Judicial Review ini menurut mereka, merupakan ikhtiar masyarakat yang bertujuan untuk mencegah akumulasi kekuasaan yang sangat besar di tangan Pemerintah, khususnya Presiden dan Menteri Dalam Negeri. Selain itu, juga untuk mengembalikan adanya fungsi check and balance dalam sistem kekuasaaan negara, dan memulihkan hak partisipasi dan hak politik masyarakat dalam ikut menentukan masa depan pemerintahan dan negara yang demokratis, menjunjung tinggi prinsip negara hukum (rule of law) dan hak asasi manusia.
Pada rilisnya, Lokataru berpendapat bahwa penunjukan langsung oleh Presiden dan Menteri Dalam Negeri (Mendagri) akan menghilangkan ruang kompetisi politik yang sehat dan adil.
Khususnya untuk Papua dan Papua Barat, dengan adanya penunjukan ini, merupakan bentuk diabaikannya UU Otonomi Khusus (Otsus), UU Pemerintahan Daerah dan mengabaikan kekhususan tanah Papua.

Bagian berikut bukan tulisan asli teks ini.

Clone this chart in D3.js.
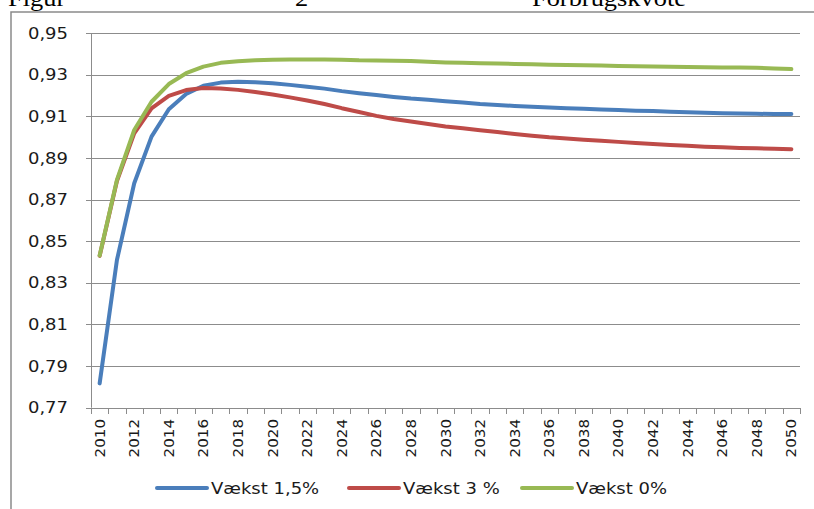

Pilar-pilar yang dibentuk dan dirancang untuk memberikan pengakuan terhadap peran Majelis Rakyat Papua, DPR Papua, dan Dewan Adat yang merupakan representasi Orang Asli Papua (OAP) digerus oleh UU Pilkada ini.
Dalam judicial reviewnya, Lokataru menggugat khususnya Pasal 201 ayat (9), Penjelasan Pasal 201 ayat (9), Pasal 201 ayat (10) dan Pasal 201 ayat (11) Undang-Undang Nomor 10 Tahun 2016 (UU Pilkada). Dimana pasal-pasal tersebut memberikan kekuasaan yang sangat besar kepada Pemerintah, khususnya Presiden dan Menteri Dalam Negeri.
Sebagaimana disampaikan di dalam rilis tersebut pula, Lokataru menganggap kekuasaan besar yang dipegang oleh Presiden dan Mendagri ini ibarat cek kosong, yang berpotensi menimbulkan risiko terciptanya pemerintahan yang authoritarian, dan hilangnya fungsi check and balance dalam pilar sistem pemerintahan dan ketatanegaraan yang demokratis.
Langkah menggugat UU Pilkada ini adalah untuk memulihkan hak-hak konstitusional warga negara dan untuk mencegah risiko ancaman terhadap supremasi negara hukum demokratis. Maka Mahkamah Konstitusi dituntut agar menyatakan ketentuan penunjukan langsung sebagai penunjukan inknstitusional.
Yang mana penjukan langsung ini bertentangan dengan prinsip kedaulatan rakyat, sebagaimana dijamin dalam Pasal 1 ayat (2) UUD NRI 1945, pemilihan secara demokratis sebagaimana diatur dalam Pasal 18 ayat (3) dan (4) UUD NRI 1945, dan Jaminan, Persamaan dan Kepastian Hukum sebagaimana diatur dalam Pasal 28D ayat (1) UUD NRI 1945, serta aturan hubungan wewenang pusat dan daerah yang harus memperhatikan kekhususan dan Keragaman daerah sebagaimana dijamin Pasal 18 A UUD NRI 1945, atau setidak-tidaknya menyatakan konstitusional bersyarat yakni dengan memberikan penafsiran atas prasa “ditunjuk” dengan menekankan pada kondisi-kondisi atau persyaratan-persyaratan (conditionalities) yang sesuai dengan konsep negara hukum demokratis sebagaimana diatur dalam UUD 1945, dimana kedaulatan rakyat adalah yang utama.